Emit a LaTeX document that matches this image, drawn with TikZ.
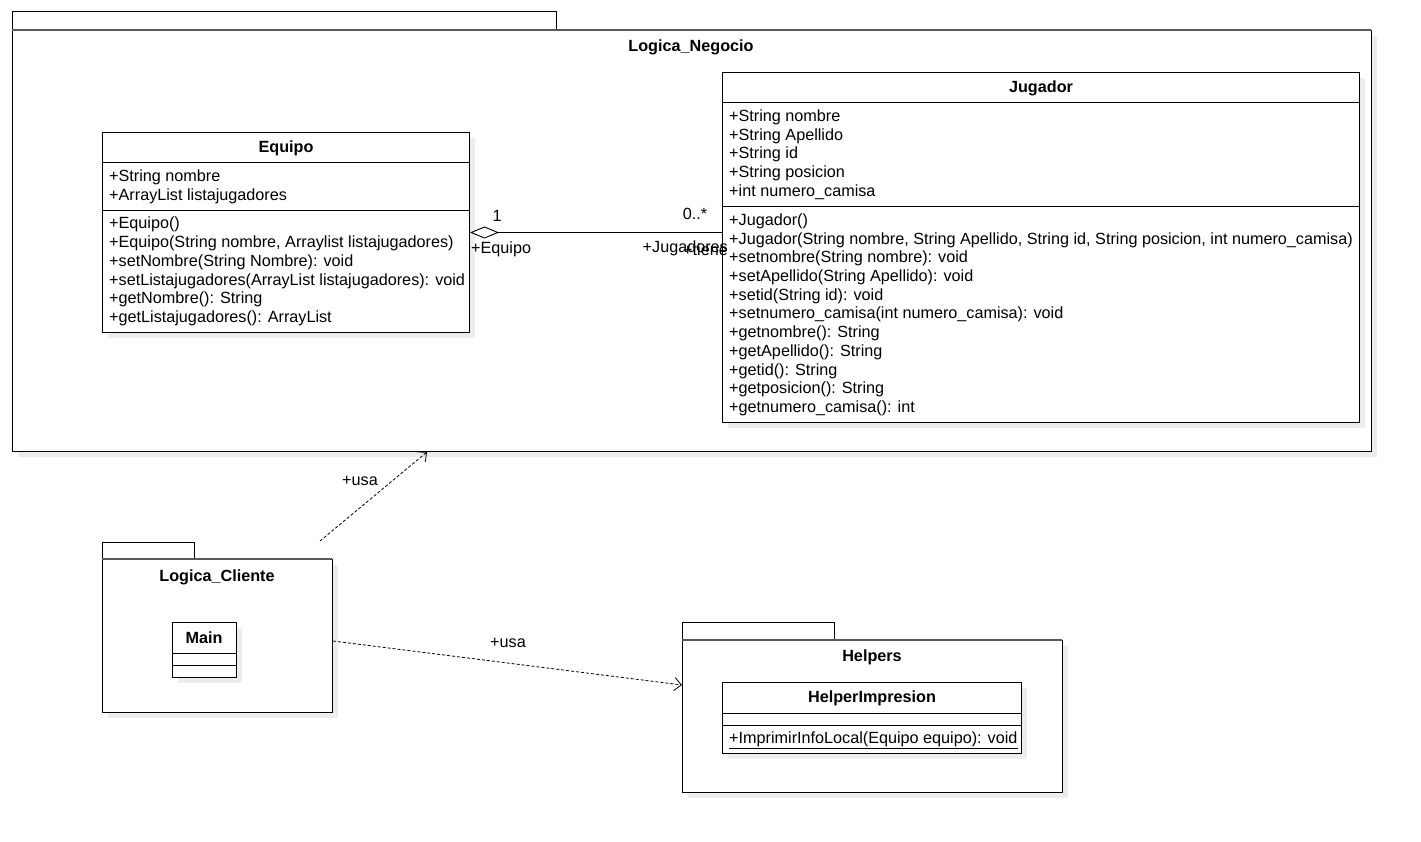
\documentclass[tikz,border=0pt]{standalone}
\usepackage{fontspec}
\setmainfont{Liberation Sans}
\usetikzlibrary{arrows.meta}
\begin{document}
\begin{tikzpicture}[x=1pt,y=-1pt,
  every node/.style={font=\fontsize{16.2}{19}\selectfont},
  box/.style={draw=black, line width=1pt, fill=white, anchor=north west, inner sep=0pt},
  pkgtab/.style={draw=black, line width=1pt, fill=white},
  ttl/.style={font=\fontsize{16.2}{19}\selectfont\bfseries, inner sep=0pt},
  mem/.style={anchor=west, inner sep=0pt},
  lbl/.style={inner sep=0pt},
  dep/.style={densely dashed, line width=0.8pt, -{Straight Barb[length=7pt,width=13pt]}},
  divider/.style={line width=1pt}
]
\useasboundingbox (0,0) rectangle (1421,842);
\fill[white] (0,0) rectangle (1421,842);

% ===== Logica_Negocio package =====
\fill[black!7] (18,36) rectangle (1377,457);
\draw[pkgtab] (12,12) rectangle (556,30);
\node[box, minimum width=1359pt, minimum height=421pt] (ln) at (12,30) {};
\draw[black!65, line width=1.6pt] (12,30) -- (1371,30);
\node[ttl] at (691,47) {Logica\_Negocio};

% ===== Equipo =====
\fill[black!7] (108,138) rectangle (475,338);
\node[box, minimum width=367pt, minimum height=200pt] (eq) at (102,132) {};
\draw[divider] (102,163) -- (469,163);
\draw[divider] (102,211) -- (469,211);
\node[ttl] at (286,148) {Equipo};
\node[mem] at (109,177) {+String nombre};
\node[mem] at (109,196) {+ArrayList listajugadores};
\node[mem] at (109,224) {+Equipo()};
\node[mem] at (109,243) {+Equipo(String nombre, Arraylist listajugadores)};
\node[mem] at (109,262) {+setNombre(String Nombre): void};
\node[mem] at (109,281) {+setListajugadores(ArrayList listajugadores): void};
\node[mem] at (109,299) {+getNombre(): String};
\node[mem] at (109,318) {+getListajugadores(): ArrayList};

% ===== Jugador =====
\fill[black!7] (728,78) rectangle (1365,428);
\node[box, minimum width=637pt, minimum height=350pt] (jug) at (722,72) {};
\draw[divider] (722,103) -- (1359,103);
\draw[divider] (722,207) -- (1359,207);
\node[ttl] at (1041,88) {Jugador};
\node[mem] at (729,117) {+String nombre};
\node[mem] at (729,136) {+String Apellido};
\node[mem] at (729,154) {+String id};
\node[mem] at (729,173) {+String posicion};
\node[mem] at (729,192) {+int numero\_camisa};
\node[mem] at (729,221) {+Jugador()};
\node[mem] at (729,240) {+Jugador(String nombre, String Apellido, String id, String posicion, int numero\_camisa)};
\node[mem] at (729,258) {+setnombre(String nombre): void};
\node[mem] at (729,277) {+setApellido(String Apellido): void};
\node[mem] at (729,296) {+setid(String id): void};
\node[mem] at (729,314) {+setnumero\_camisa(int numero\_camisa): void};
\node[mem] at (729,333) {+getnombre(): String};
\node[mem] at (729,352) {+getApellido(): String};
\node[mem] at (729,371) {+getid(): String};
\node[mem] at (729,389) {+getposicion(): String};
\node[mem] at (729,408) {+getnumero\_camisa(): int};

% ===== Association =====
\draw[line width=0.9pt, {Diamond[open, length=29pt, width=12pt]}-] (eq.east) -- (eq.east -| jug.west);
\node[lbl] at (497,216) {1};
\node[lbl] at (695,214) {0..*};
\node[lbl, anchor=west] at (471,249) {+Equipo};
\node[lbl, anchor=east] at (728,248) {+Jugadores};
\node[lbl, anchor=east] at (728,250) {+tiene};

% ===== Logica_Cliente =====
\fill[black!7] (108,565) rectangle (338,718);
\draw[pkgtab] (102,542) rectangle (194,559);
\node[box, minimum width=230pt, minimum height=153pt] (lc) at (102,559) {};
\draw[black!65, line width=1.6pt] (102,559) -- (332,559);
\node[ttl] at (217,577) {Logica\_Cliente};
\fill[black!7] (178,628) rectangle (242,683);
\node[box, minimum width=64pt, minimum height=55pt] (main) at (172,622) {};
\draw[divider] (172,653) -- (236,653);
\draw[divider] (172,665) -- (236,665);
\node[ttl] at (204,638) {Main};

% ===== Helpers =====
\fill[black!7] (688,646) rectangle (1068,798);
\draw[pkgtab] (682,622) rectangle (834,640);
\node[box, minimum width=380pt, minimum height=152pt] (hp) at (682,640) {};
\draw[black!65, line width=1.6pt] (682,640) -- (1062,640);
\node[ttl] at (872,657) {Helpers};
\fill[black!7] (728,688) rectangle (1027,759);
\node[box, minimum width=299pt, minimum height=71pt] (hi) at (722,682) {};
\draw[divider] (722,713) -- (1021,713);
\draw[divider] (722,725) -- (1021,725);
\node[ttl] at (872,698) {HelperImpresion};
\node[mem] at (729,740) {\underline{+ImprimirInfoLocal(Equipo equipo): void}};

% ===== Dependencies =====
\coordinate (d1s) at (320,541);
\coordinate (d1e) at (427,452);
\draw[dep] (d1s) -- (d1e);
\node[lbl] at (360,481) {+usa};
\coordinate (d2s) at (lc.east |- 0,641);
\coordinate (d2e) at (hp.west |- 0,685);
\draw[dep] (d2s) -- (d2e);
\node[lbl] at (508,643) {+usa};
\end{tikzpicture}
\end{document}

*Task directions:* Return the material exactly as given, apart from the pictures.

*Response below:*
Emit a LaTeX document that matches this image, drawn with TikZ.
\documentclass[tikz,border=0pt]{standalone}
\usepackage{fontspec}
\setmainfont{Liberation Sans}
\usetikzlibrary{arrows.meta}
\begin{document}
\begin{tikzpicture}[x=1pt,y=-1pt,
  every node/.style={font=\fontsize{16.2}{19}\selectfont},
  box/.style={draw=black, line width=1pt, fill=white, anchor=north west, inner sep=0pt},
  pkgtab/.style={draw=black, line width=1pt, fill=white},
  ttl/.style={font=\fontsize{16.2}{19}\selectfont\bfseries, inner sep=0pt},
  mem/.style={anchor=west, inner sep=0pt},
  lbl/.style={inner sep=0pt},
  dep/.style={densely dashed, line width=0.8pt, -{Straight Barb[length=7pt,width=13pt]}},
  divider/.style={line width=1pt}
]
\useasboundingbox (0,0) rectangle (1421,842);
\fill[white] (0,0) rectangle (1421,842);

% ===== Logica_Negocio package =====
\fill[black!7] (18,36) rectangle (1377,457);
\draw[pkgtab] (12,12) rectangle (556,30);
\node[box, minimum width=1359pt, minimum height=421pt] (ln) at (12,30) {};
\draw[black!65, line width=1.6pt] (12,30) -- (1371,30);
\node[ttl] at (691,47) {Logica\_Negocio};

% ===== Equipo =====
\fill[black!7] (108,138) rectangle (475,338);
\node[box, minimum width=367pt, minimum height=200pt] (eq) at (102,132) {};
\draw[divider] (102,163) -- (469,163);
\draw[divider] (102,211) -- (469,211);
\node[ttl] at (286,148) {Equipo};
\node[mem] at (109,177) {+String nombre};
\node[mem] at (109,196) {+ArrayList listajugadores};
\node[mem] at (109,224) {+Equipo()};
\node[mem] at (109,243) {+Equipo(String nombre, Arraylist listajugadores)};
\node[mem] at (109,262) {+setNombre(String Nombre): void};
\node[mem] at (109,281) {+setListajugadores(ArrayList listajugadores): void};
\node[mem] at (109,299) {+getNombre(): String};
\node[mem] at (109,318) {+getListajugadores(): ArrayList};

% ===== Jugador =====
\fill[black!7] (728,78) rectangle (1365,428);
\node[box, minimum width=637pt, minimum height=350pt] (jug) at (722,72) {};
\draw[divider] (722,103) -- (1359,103);
\draw[divider] (722,207) -- (1359,207);
\node[ttl] at (1041,88) {Jugador};
\node[mem] at (729,117) {+String nombre};
\node[mem] at (729,136) {+String Apellido};
\node[mem] at (729,154) {+String id};
\node[mem] at (729,173) {+String posicion};
\node[mem] at (729,192) {+int numero\_camisa};
\node[mem] at (729,221) {+Jugador()};
\node[mem] at (729,240) {+Jugador(String nombre, String Apellido, String id, String posicion, int numero\_camisa)};
\node[mem] at (729,258) {+setnombre(String nombre): void};
\node[mem] at (729,277) {+setApellido(String Apellido): void};
\node[mem] at (729,296) {+setid(String id): void};
\node[mem] at (729,314) {+setnumero\_camisa(int numero\_camisa): void};
\node[mem] at (729,333) {+getnombre(): String};
\node[mem] at (729,352) {+getApellido(): String};
\node[mem] at (729,371) {+getid(): String};
\node[mem] at (729,389) {+getposicion(): String};
\node[mem] at (729,408) {+getnumero\_camisa(): int};

% ===== Association =====
\draw[line width=0.9pt, {Diamond[open, length=29pt, width=12pt]}-] (eq.east) -- (eq.east -| jug.west);
\node[lbl] at (497,216) {1};
\node[lbl] at (695,214) {0..*};
\node[lbl, anchor=west] at (471,249) {+Equipo};
\node[lbl, anchor=east] at (728,248) {+Jugadores};
\node[lbl, anchor=east] at (728,250) {+tiene};

% ===== Logica_Cliente =====
\fill[black!7] (108,565) rectangle (338,718);
\draw[pkgtab] (102,542) rectangle (194,559);
\node[box, minimum width=230pt, minimum height=153pt] (lc) at (102,559) {};
\draw[black!65, line width=1.6pt] (102,559) -- (332,559);
\node[ttl] at (217,577) {Logica\_Cliente};
\fill[black!7] (178,628) rectangle (242,683);
\node[box, minimum width=64pt, minimum height=55pt] (main) at (172,622) {};
\draw[divider] (172,653) -- (236,653);
\draw[divider] (172,665) -- (236,665);
\node[ttl] at (204,638) {Main};

% ===== Helpers =====
\fill[black!7] (688,646) rectangle (1068,798);
\draw[pkgtab] (682,622) rectangle (834,640);
\node[box, minimum width=380pt, minimum height=152pt] (hp) at (682,640) {};
\draw[black!65, line width=1.6pt] (682,640) -- (1062,640);
\node[ttl] at (872,657) {Helpers};
\fill[black!7] (728,688) rectangle (1027,759);
\node[box, minimum width=299pt, minimum height=71pt] (hi) at (722,682) {};
\draw[divider] (722,713) -- (1021,713);
\draw[divider] (722,725) -- (1021,725);
\node[ttl] at (872,698) {HelperImpresion};
\node[mem] at (729,740) {\underline{+ImprimirInfoLocal(Equipo equipo): void}};

% ===== Dependencies =====
\coordinate (d1s) at (320,541);
\coordinate (d1e) at (427,452);
\draw[dep] (d1s) -- (d1e);
\node[lbl] at (360,481) {+usa};
\coordinate (d2s) at (lc.east |- 0,641);
\coordinate (d2e) at (hp.west |- 0,685);
\draw[dep] (d2s) -- (d2e);
\node[lbl] at (508,643) {+usa};
\end{tikzpicture}
\end{document}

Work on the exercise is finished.